Rows from a dataset:
>> Begin
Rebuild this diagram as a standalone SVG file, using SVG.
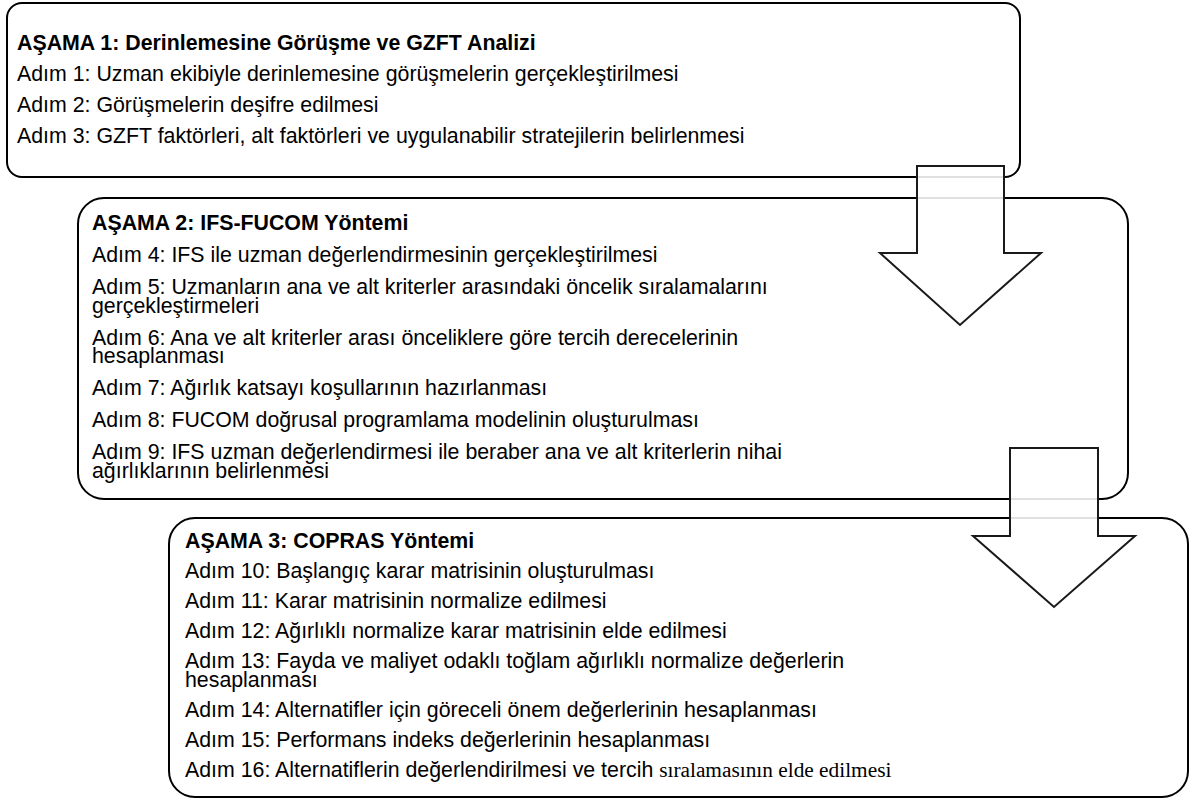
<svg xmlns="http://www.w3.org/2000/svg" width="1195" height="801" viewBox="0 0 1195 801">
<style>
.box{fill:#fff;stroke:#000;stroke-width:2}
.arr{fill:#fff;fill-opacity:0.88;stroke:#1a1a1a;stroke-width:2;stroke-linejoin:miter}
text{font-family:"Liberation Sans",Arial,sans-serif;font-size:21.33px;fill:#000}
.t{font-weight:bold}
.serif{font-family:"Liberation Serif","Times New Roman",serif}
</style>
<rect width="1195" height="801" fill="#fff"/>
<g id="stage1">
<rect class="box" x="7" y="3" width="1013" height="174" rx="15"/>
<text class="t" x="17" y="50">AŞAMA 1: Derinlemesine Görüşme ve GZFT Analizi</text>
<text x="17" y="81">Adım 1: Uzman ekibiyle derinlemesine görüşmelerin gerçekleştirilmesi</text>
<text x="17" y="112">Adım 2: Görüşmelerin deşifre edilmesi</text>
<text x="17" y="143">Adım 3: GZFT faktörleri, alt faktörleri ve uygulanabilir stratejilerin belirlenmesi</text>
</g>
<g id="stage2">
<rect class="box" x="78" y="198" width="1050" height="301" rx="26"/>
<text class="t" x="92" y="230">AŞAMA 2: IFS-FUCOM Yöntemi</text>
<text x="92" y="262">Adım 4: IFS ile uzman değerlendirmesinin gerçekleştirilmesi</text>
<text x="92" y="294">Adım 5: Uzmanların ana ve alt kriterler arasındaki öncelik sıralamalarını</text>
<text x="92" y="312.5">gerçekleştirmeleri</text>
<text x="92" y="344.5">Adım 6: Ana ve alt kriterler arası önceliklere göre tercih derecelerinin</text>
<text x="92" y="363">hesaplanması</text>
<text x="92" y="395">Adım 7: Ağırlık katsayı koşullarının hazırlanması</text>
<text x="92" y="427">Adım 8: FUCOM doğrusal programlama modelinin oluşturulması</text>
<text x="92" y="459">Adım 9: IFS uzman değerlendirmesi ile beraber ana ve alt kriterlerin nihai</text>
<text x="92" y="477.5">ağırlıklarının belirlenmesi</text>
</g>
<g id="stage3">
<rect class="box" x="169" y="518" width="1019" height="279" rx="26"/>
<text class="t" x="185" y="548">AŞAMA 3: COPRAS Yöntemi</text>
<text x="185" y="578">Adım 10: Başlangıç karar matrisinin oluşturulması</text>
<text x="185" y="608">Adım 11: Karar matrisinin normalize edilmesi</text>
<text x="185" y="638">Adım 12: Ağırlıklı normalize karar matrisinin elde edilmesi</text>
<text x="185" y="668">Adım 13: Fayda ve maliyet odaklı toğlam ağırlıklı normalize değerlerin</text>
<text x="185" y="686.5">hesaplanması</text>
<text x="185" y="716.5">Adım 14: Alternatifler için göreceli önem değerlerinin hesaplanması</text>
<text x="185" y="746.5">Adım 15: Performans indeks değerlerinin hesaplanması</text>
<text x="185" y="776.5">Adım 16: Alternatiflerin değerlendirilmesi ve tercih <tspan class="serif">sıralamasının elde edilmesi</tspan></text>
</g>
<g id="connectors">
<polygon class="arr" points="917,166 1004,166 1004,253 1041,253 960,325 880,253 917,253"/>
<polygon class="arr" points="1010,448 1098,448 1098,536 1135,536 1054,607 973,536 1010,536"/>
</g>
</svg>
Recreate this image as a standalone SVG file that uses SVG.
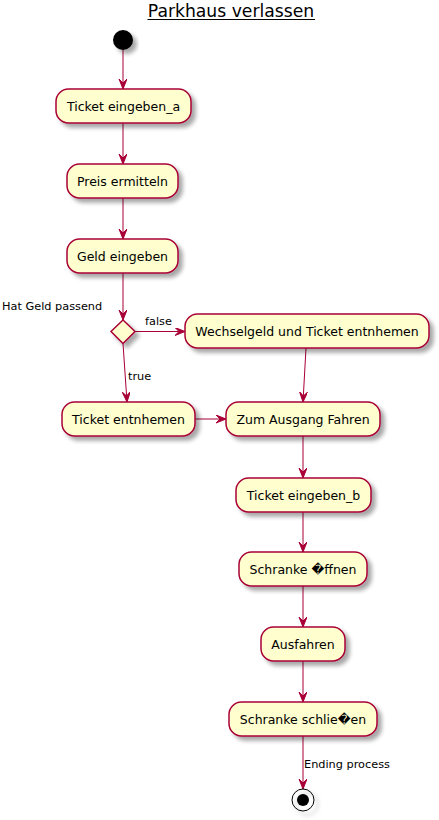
>> End
• Exercise directions: Pictures stay out; repeat all the rest of the records exactly.

• Correct answer:
Rebuild this diagram as a standalone SVG file, using SVG.
<svg xmlns="http://www.w3.org/2000/svg" width="1195" height="801" viewBox="0 0 1195 801">
<style>
.box{fill:#fff;stroke:#000;stroke-width:2}
.arr{fill:#fff;fill-opacity:0.88;stroke:#1a1a1a;stroke-width:2;stroke-linejoin:miter}
text{font-family:"Liberation Sans",Arial,sans-serif;font-size:21.33px;fill:#000}
.t{font-weight:bold}
.serif{font-family:"Liberation Serif","Times New Roman",serif}
</style>
<rect width="1195" height="801" fill="#fff"/>
<g id="stage1">
<rect class="box" x="7" y="3" width="1013" height="174" rx="15"/>
<text class="t" x="17" y="50">AŞAMA 1: Derinlemesine Görüşme ve GZFT Analizi</text>
<text x="17" y="81">Adım 1: Uzman ekibiyle derinlemesine görüşmelerin gerçekleştirilmesi</text>
<text x="17" y="112">Adım 2: Görüşmelerin deşifre edilmesi</text>
<text x="17" y="143">Adım 3: GZFT faktörleri, alt faktörleri ve uygulanabilir stratejilerin belirlenmesi</text>
</g>
<g id="stage2">
<rect class="box" x="78" y="198" width="1050" height="301" rx="26"/>
<text class="t" x="92" y="230">AŞAMA 2: IFS-FUCOM Yöntemi</text>
<text x="92" y="262">Adım 4: IFS ile uzman değerlendirmesinin gerçekleştirilmesi</text>
<text x="92" y="294">Adım 5: Uzmanların ana ve alt kriterler arasındaki öncelik sıralamalarını</text>
<text x="92" y="312.5">gerçekleştirmeleri</text>
<text x="92" y="344.5">Adım 6: Ana ve alt kriterler arası önceliklere göre tercih derecelerinin</text>
<text x="92" y="363">hesaplanması</text>
<text x="92" y="395">Adım 7: Ağırlık katsayı koşullarının hazırlanması</text>
<text x="92" y="427">Adım 8: FUCOM doğrusal programlama modelinin oluşturulması</text>
<text x="92" y="459">Adım 9: IFS uzman değerlendirmesi ile beraber ana ve alt kriterlerin nihai</text>
<text x="92" y="477.5">ağırlıklarının belirlenmesi</text>
</g>
<g id="stage3">
<rect class="box" x="169" y="518" width="1019" height="279" rx="26"/>
<text class="t" x="185" y="548">AŞAMA 3: COPRAS Yöntemi</text>
<text x="185" y="578">Adım 10: Başlangıç karar matrisinin oluşturulması</text>
<text x="185" y="608">Adım 11: Karar matrisinin normalize edilmesi</text>
<text x="185" y="638">Adım 12: Ağırlıklı normalize karar matrisinin elde edilmesi</text>
<text x="185" y="668">Adım 13: Fayda ve maliyet odaklı toğlam ağırlıklı normalize değerlerin</text>
<text x="185" y="686.5">hesaplanması</text>
<text x="185" y="716.5">Adım 14: Alternatifler için göreceli önem değerlerinin hesaplanması</text>
<text x="185" y="746.5">Adım 15: Performans indeks değerlerinin hesaplanması</text>
<text x="185" y="776.5">Adım 16: Alternatiflerin değerlendirilmesi ve tercih <tspan class="serif">sıralamasının elde edilmesi</tspan></text>
</g>
<g id="connectors">
<polygon class="arr" points="917,166 1004,166 1004,253 1041,253 960,325 880,253 917,253"/>
<polygon class="arr" points="1010,448 1098,448 1098,536 1135,536 1054,607 973,536 1010,536"/>
</g>
</svg>
Recreate this image as a standalone SVG file that uses SVG.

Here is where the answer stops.